Back in 1992, when I went to a pro-choice march in DC (which I partly signed up for because I really wanted to hook up with one of the organizers — and it totally worked), I remember becoming aware for the first time at the lack of focus the left had with its messaging. Most of the marchers were carrying signs or shouting out about a woman’s right to choose.

And then there were also some jackasses holding “Free Mumia” signs.

Yes, the left can be infuriatingly unfocused. And that’s been a primary complaint about the Occupy Wall Street movement. “What do they want??”

I call, “Bullshit” to some degree on that complaint. Yes, there are tons of people down there. Some of them — let’s face it: most of them — will be incoherent, inarticulate, nervous idiots, when speaking to someone with a microphone and/or a camera. So if you interview one of those idiots, you’re going to hear a mess. They will be the subject of cheap, easy mockery.

(Random interviews within the Tea Party marches also sounded messy or stupid or racist, and were easily mocked. But the Tea Partiers had the advantage of Fox News’ 24-hour coverage to help them clarify their message. The left doesn’t quite have the same advantage.)

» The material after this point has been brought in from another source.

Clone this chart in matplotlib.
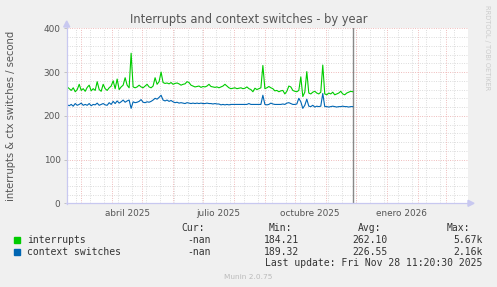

But if you listen to the coverage from a show such as Democracy Now! (a perennial favorite here, on B&E), you’ll hear the activists worth listening to. Imagine that: a reporter actually spends time finding an articulate, intelligent, coherent activist to interview. The movement sounds a lot better then.

So what are they doing down there? And what do they want? Here’s why I’m not sure it matters that we understand them completely. At least not yet.

They have a bogeyman. And it’s a fucking great bogeyman. Wall Street. People understand that Wall Street equals greed and preying on everyone who isn’t part of Wall Street. Wall Street doesn’t just represent the harm inflicted on the people of this country; the firms of Wall Street actually inflicted harm on this country. Wall Street is both the figurative and literal bogeyman for all of our ills.

Bank of America might be a quintessential example because they got tons of TARP money, continue to foreclose upon the people they gave shitty mortgages to, and now charge you $5 to access your own money. Bank of America has, by itself, pissed off millions of Americans. Bank of America is just one Wall Street firm. There are millions of people pissed off now.

And because it’s a left-leaning movement, it seems unfocused. That’s because just about every pet cause of the left can trace their ills back to Wall Street. Sometimes the firms of Wall Street may not deserve it. Most of the time they fucking do.

So no, for once, I don’t have a problem with a lack of coherent messaging from the left. Maybe it’ll bother me more over time. But for now it’s fine that they just have a clear starting point: “FUCK WALL STREET.”

Now maybe I’ll go down there and join them for a while this weekend. Or at least take some pictures.

Well, we’ll see. I’ve got some stuff to take care of with my new apartment…

4 comments on “A Bit About the Occupation

  1. I want them to come up with one clear message. This one: that the average executive gets something like 500 times more pay than the average worker. Whatever that statistic is. I’m too lazy to look it up, but it’s not hard to find. Anyway, that’s what I want. It’s a good single-issue, wake-the-fuck-up statistic, and it encapsulates corporate greed, the death of the middle class, and it’s easy to rally around and even write legislation about, and it’s hard to say “no new taxes” when a zillion people chant “500-to-1.”

    Aw, sweet dreams…

  2. By the way, it’s nice that “Dickheads” is the biggest word in the tag cloud.

  3. Why have I been gone so long? I miss my B&E

  4. As your fifth regular reader, I would like to add a comment…the Onion did a hilarious article which is headlined (I’m paraphrasing) – “Occupy Wall Street protesters need to articulate what they want so the rest of America can ignore it”. More seriously, I liked Matt Taibbi’s recent Rolling Stone piece which outlines things pretty well I think. It’s here: http://www.rollingstone.com/politics/news/my-advice-to-the-occupy-wall-street-protesters-20111012
    I particularly liked that he wrote that the protests are a “big middle finger” to America’s financial elite.